The case-law of the Union Courts has also established as a condition for compensable damage that it must have been 'factual' and 'certain'. Thus, purely hypothetical and indefinite damages are to be excluded. There must be an actual impairment in the emotional world in order for immaterial damages to be awarded under the GDPR. The European Court of Justice considers psychological and mental suffering to be such impairment. The mere fact of a violation of data protection regulations, even if it has led to short-term negative feelings, is not in itself a disadvantage that could lead to a claim for damages. Thus, a minimum of personal impairment must be demanded for the existence of immaterial damage.

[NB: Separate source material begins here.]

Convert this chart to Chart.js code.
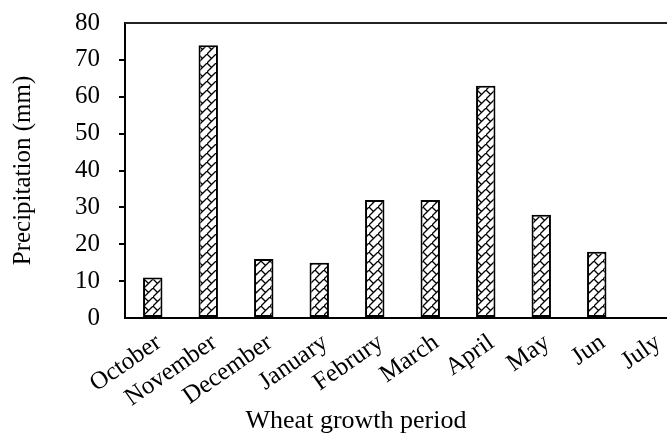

Although, according to the clear wording of Art 82 GDPR, no serious violation of the right of personality is required in order to claim immaterial damages, the assumption that every GDPR violation leads to a compensatory obligation solely for general preventive reasons is incorrect. The obligation to compensate for immaterial damages must be counterbalanced by an identifiable and insofar factual violation of the right of personality, which may lie, for example, in the "exposure" resulting from unlawful access to data.

In the specific case, the plaintiff had merely put forward general statements that he had suffered " immaterial damage ", "adversity", "uncertainty", "disadvantage". However, he did not claim or prove the necessary concrete emotional impairment in his person nor that the breach of data protection had actually impaired his emotional world. The description of the damage only by verba legalia or only in general form was not sufficient for the assertion of a claim under Art 82 GDPR.


3.    Conclusion and what to expect

With this decision, the Higher Regional Court has clearly ruled against extensive liability under Art 82 GDPR. While immaterial damages claims will of course remain possible, the consequences of an infringement must reach a certain "materiality threshold". Also, a comparison with an "average person" must now be made, which will presumably lead to a strong individual assessment, especially since the criteria to be applied for such an objective understanding are still unclear. The specific consideration of the individual case will also make the mass assertion of such claims for damages more difficult in the future. 

It remains to be seen whether the other Austrian Higher Regional Courts will follow this case law, and how the Supreme Court will decide such a case if one is ever brought before it (which was not possible in the present case due to the small value in dispute).